La possibilité de faire afficher, à côté des images et du son, la transcription des paroles, devrait également diminuer l'effort cognitif engagé. Ainsi, la lecture des unités lexicales dans leur forme écrite et le rapport de redondance peuvent faciliter aussi bien la distinction des unités lexicales sur la chaîne parlée que leur reconnaissance. Enfin, les cédéroms étudiés ne présentent des textes longs qu'avec des images fixes offrant la possibilité de les traiter successivement. Les situations de surcharge cognitive semblent donc être limitées au visionnage des films vidéo sans transcription écrite. Dans les autres cas, les informations apportées par les différents canaux d'informations peuvent être traitées en différé et, lorsqu'il existe un rapport de redondance sémantique, elles constituent une aide au décodage des informations lexicales.

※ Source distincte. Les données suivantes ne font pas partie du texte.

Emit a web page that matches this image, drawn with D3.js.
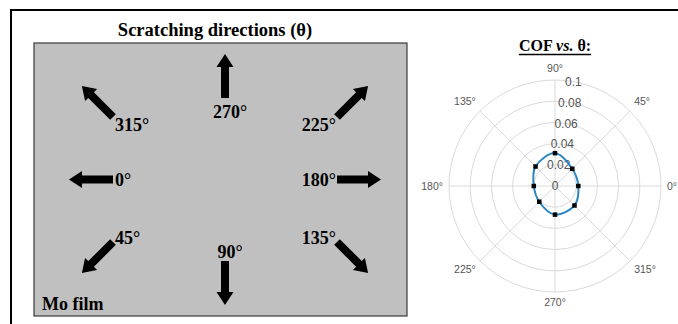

Enfin, nous proposons de tenir compte des revendications "anciennes" comme celles de Skinner qui postulait que les apprenants doivent progresser à intérieur des étapes soigneusement conçues par l’enseignant. Même si on peut accepter, le cas échéant, que l'apprenant s'écarte d'un parcours prévu, il semble important d'encourager une sélectivité de l'apprenant pour le décodage des unités lexicales nouvelles. Pour augmenter le taux de réussite dans la compréhension des unités lexicales, on suggère alors à l'apprenant d'employer des stratégies de décodage variées et de tenir compte des facilités qu'il peut avoir pour un type de traitement cognitif.